For panellist Sara Kayyali, a former Syria researcher for Human Rights Watch, the implications of the report challenged the strategy models for organisations such as HRW.

"When [HRW] started to look at humanitarian operations or human rights principles and humanitarian operations, the rationale for that was the [corruption] situation on the ground in Syria is so bad that we have no leverage," Ms Kayyali told the panel.

"To change the situation on the ground vis-a-vis the Syrian government, [we thought] the only people who have it, the only entities with a little bit of leverage to actively and principally improve the situation are UN agencies and humanitarian organisations and their donors.

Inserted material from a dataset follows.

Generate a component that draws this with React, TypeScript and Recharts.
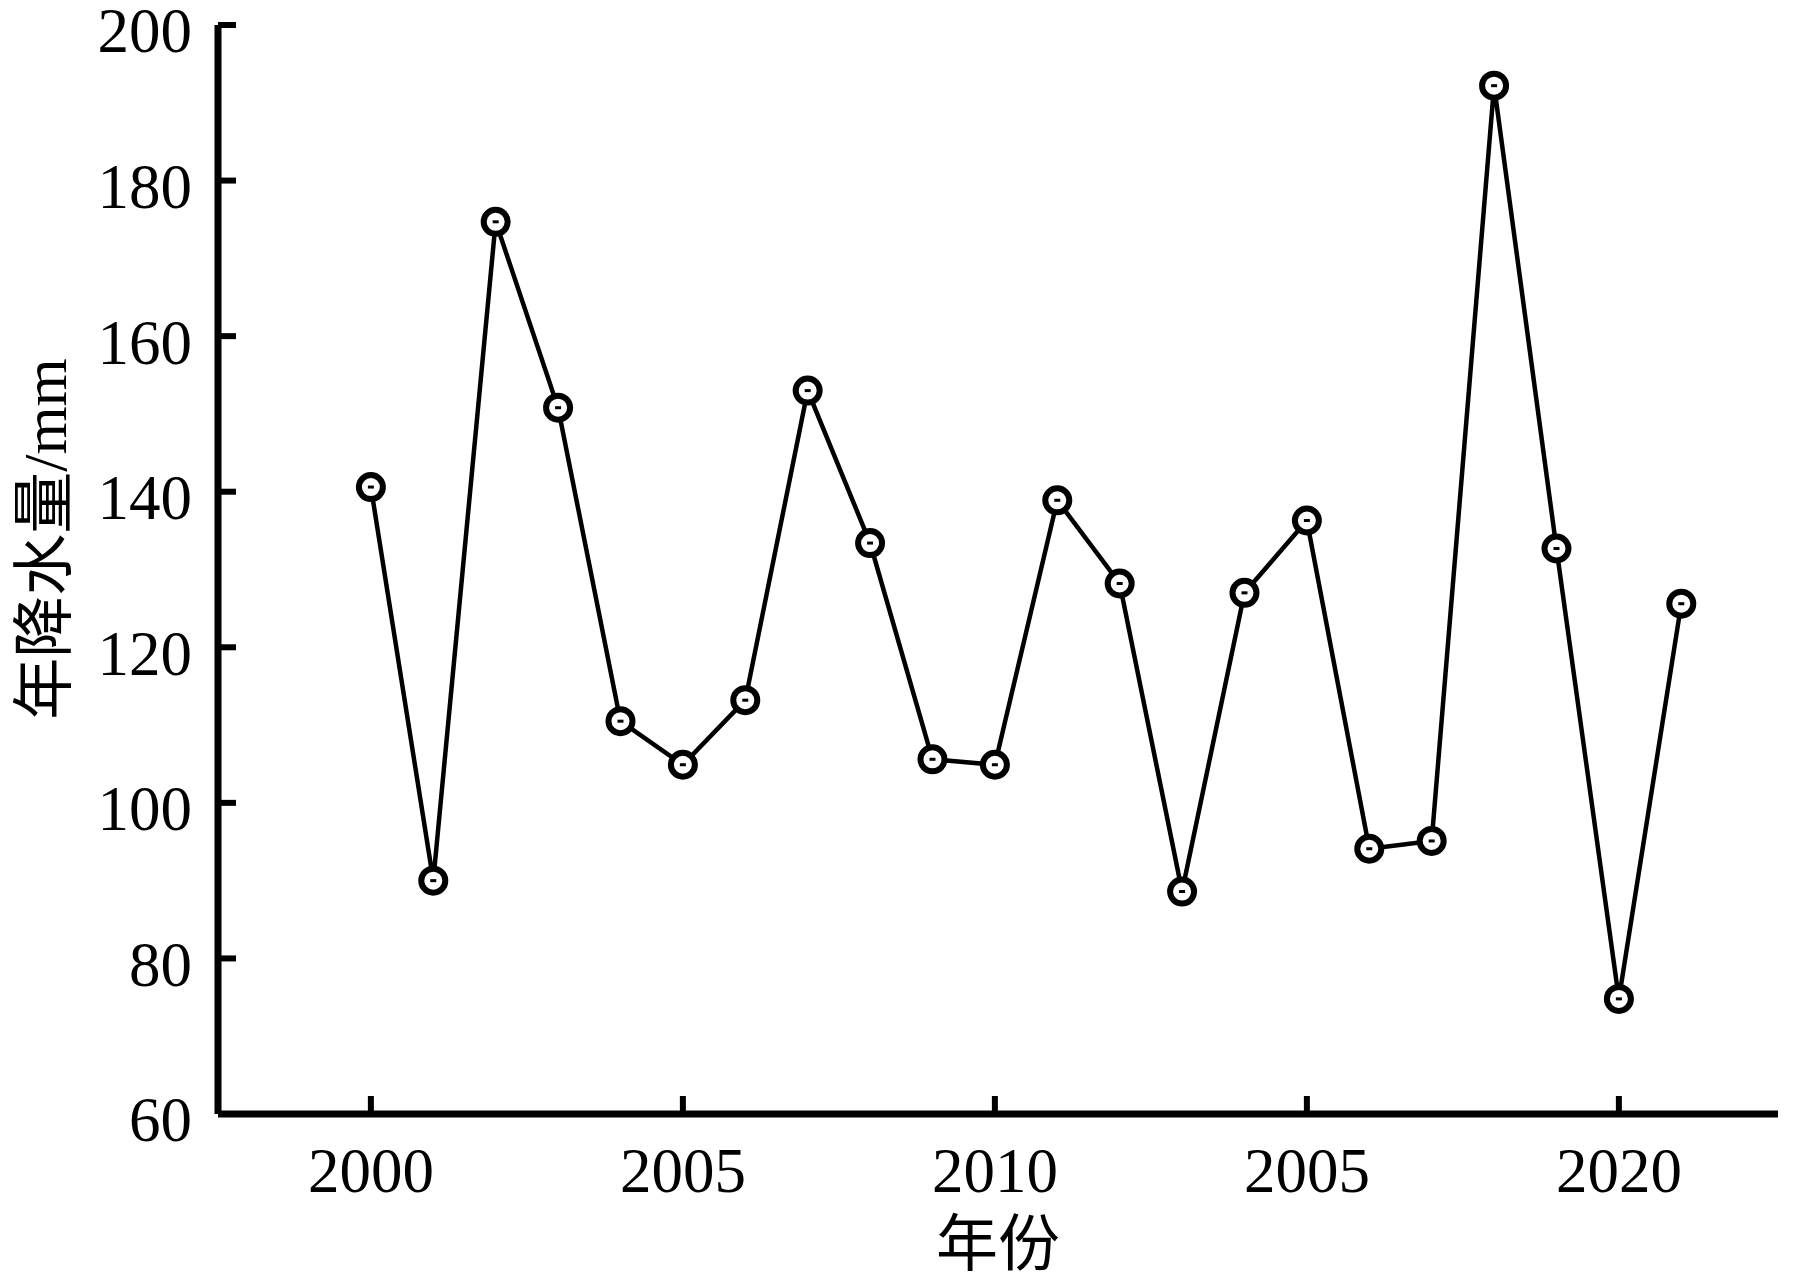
import React from "react";
import { LineChart, Line, XAxis, YAxis, Label } from "recharts";

// years on the x axis
const years: number[] = [
  2000, 2001, 2002, 2003, 2004, 2005, 2006, 2007, 2008, 2009, 2010, 2011,
  2012, 2013, 2014, 2015, 2016, 2017, 2018, 2019, 2020, 2021,
];

// annual precipitation (mm)
const rainfall: number[] = [
  140.6, 90.0, 174.7, 150.8, 110.5, 104.9, 113.2, 153.0, 133.4, 105.6, 104.9,
  138.9, 128.2, 88.6, 127.0, 136.3, 94.1, 95.1, 192.2, 132.7, 74.8, 125.6,
];

const xTicks: number[] = [2000, 2005, 2010, 2015, 2020];
// labels as printed in the original (the fourth one really says 2005)
const xTickLabels: string[] = ["2000", "2005", "2010", "2005", "2020"];
const yTicks: number[] = [60, 80, 100, 120, 140, 160, 180, 200];

const data = years.map((year, i) => ({ year, value: rainfall[i] }));

const FONT = "'Liberation Serif', 'Times New Roman', 'Noto Sans CJK SC', serif";

// circle marker with a small dot in the middle
const RingDot = (props: any) => {
  const { cx, cy, index } = props;
  if (cx == null || cy == null) return null;
  return (
    <g key={`dot-${index}`}>
      <circle cx={cx} cy={cy} r={12} fill="#fff" stroke="#000" strokeWidth={6} />
      <rect x={cx - 3} y={cy - 1.5} width={6} height={3} fill="#000" />
    </g>
  );
};

const App: React.FC = () => {
  return (
    <div style={{ position: "relative", top: -28, width: 1785, height: 1298, background: "#fff" }}>
      <LineChart
        width={1785}
        height={1298}
        data={data}
        margin={{ top: 45, right: 15, left: 0, bottom: 0 }}
      >
        <XAxis
          dataKey="year"
          type="number"
          domain={[1997.55, 2022.55]}
          ticks={xTicks}
          tickFormatter={(v: number) => xTickLabels[xTicks.indexOf(v)] ?? String(v)}
          height={164}
          tickSize={-18}
          tickMargin={51}
          axisLine={{ stroke: "#000", strokeWidth: 7 }}
          tickLine={{ stroke: "#000", strokeWidth: 6 }}
          tick={{ fill: "#000", fontSize: 63, fontFamily: FONT }}
          allowDataOverflow
        >
          <Label
            content={(p: any) => {
              const vb = p.viewBox;
              return (
                <text
                  x={vb.x + vb.width / 2}
                  y={vb.y + 152}
                  textAnchor="middle"
                  fontSize={62}
                  fontFamily={FONT}
                  fill="#000"
                >
                  年份
                </text>
              );
            }}
          />
        </XAxis>
        <YAxis
          type="number"
          domain={[60, 200]}
          ticks={yTicks}
          width={210}
          tickSize={-18}
          tickMargin={44}
          axisLine={{ stroke: "#000", strokeWidth: 7 }}
          tickLine={{ stroke: "#000", strokeWidth: 6 }}
          tick={{ fill: "#000", fontSize: 63, fontFamily: FONT, dy: 5 }}
          allowDataOverflow
        >
          <Label
            content={(p: any) => {
              const vb = p.viewBox;
              const x = vb.x + 37;
              const y = 559;
              return (
                <text
                  x={x}
                  y={y}
                  transform={`rotate(-90, ${x}, ${y})`}
                  textAnchor="middle"
                  dominantBaseline="central"
                  fontSize={62}
                  fontFamily={FONT}
                  fill="#000"
                >
                  年降水量/mm
                </text>
              );
            }}
          />
        </YAxis>
        <Line
          type="linear"
          dataKey="value"
          stroke="#000"
          strokeWidth={4.5}
          dot={<RingDot />}
          activeDot={false}
          isAnimationActive={false}
        />
      </LineChart>
    </div>
  );
};

export default App;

That was the rationale … and here we are."

The report provides sweeping data that has verified a joint January report with HRW, which claimed that UN agencies did not sufficiently incorporate human rights principles in their assessment of UN suppliers and partners in Syria.

The latest report was launched as the UN Security Council was meeting on Syria.

Its authors emphasised that the UN's donor countries must shoulder a heavier responsibility in doing their "due diligence" on where funding ends up.

The report's authors and panellists all strongly recommended increased collective bargaining among UN donors as a pathway to solution building.

"The situation currently is so bad, in fact, that it's so easy to to improve it with very little," Karam Shaar, report co-author and Syria programme manager at Open, told the panel.

"Everyone has a role to play, and a genuine role to play … donor states, they need to put the pressure on, they have the strings."

Mr Shaar suggested more oversight of how money was spent.

"I think the US should have a mechanism for reviewing how their aid money is [used]," he said.

"You don't just hand money over to implementers and assume good-will just because they're the United Nations. I think you should try to follow on and see exactly how that money is."

The US in September at the Security Council pledged $756 million in humanitarian assistance to the Syrian people.

Washington's mission pledged that the extra funding would help partners to “provide clean water, food, hygiene and relief supplies, shelter, protection services, and critical health and nutrition assistance".